There are moments where we can see the impact of detectives in cases before the Police courts. Mostly any police involved are ordinary beat bobbies, and they do a fair amount of detection themselves. But in November 1882 at the Mansion House Police court detectives appear in two cases, while another is commended publically for his efforts by the sitting alderman magistrate.

Detective Constable Wright of the City Police had been keeping an eye on Mary Ann Jordan and Mary Ann Bassett after he’d received a tip off that they were up to no good. On the 20 November he was called to a warehouse in Queen Victoria Street which had been broken into. Seven rolls of cloth with a value of over £100 had been taken and DC Wright suspect that Bassett and Jordan were responsible.

Acting on this hunch and the intelligence he had acquired he and DS Downs went south of the river to The Borough and visited the address he had for the pair. It was about 8 in the evening and both women – who shared a room – were in bed. He asked Jordan if she knew anything of the robbery but she refused even to get up, let alone answer him; Bassett admitted to pawning to material but claimed not to know it had been stolen. He arrested both of them and, on the following day, Alderman Owden committed them both to trial.

Next up William Gough was charged, on evidence provided by another City detective, of obtaining 40 yards of silk using a forged document. Despite his denials the magistrate fully committed him to Old Bailey, another success for the detectives.

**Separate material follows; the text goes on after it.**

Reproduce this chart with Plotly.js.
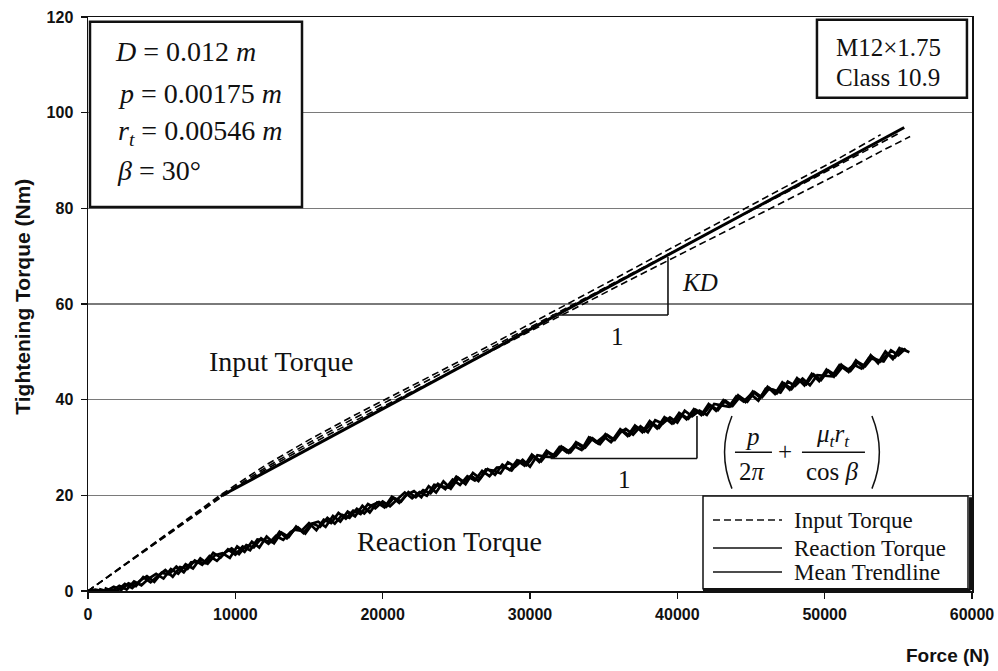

At the end of the report from Mansion House it was noted that Sir T Owden, the alderman sitting in for the Lord Mayor, had taken the time to heap praise on Detective Wright for his efforts in catching some thieves who had raided the premises of Mappin & Webb, the jewelers, on Oxford Street.

The owners of the firm wanted to present the detective with ‘some testimonial in recognition of the promptitude, ability, and discretion [he had shown] in arresting the right men at the right time’.

The magistrate was delighted to hear it and added his own vote of thanks to DC Wright. So, 40 years after the first detectives started work here was proof of their acceptance and appreciation from both business and the magistracy. Detectives continue to enjoy a mixed reputation amongst the public and police – sometimes seen as outside of the police, often as mavericks when represented in fiction and TV, but also as a necessary part of fighting organized crime.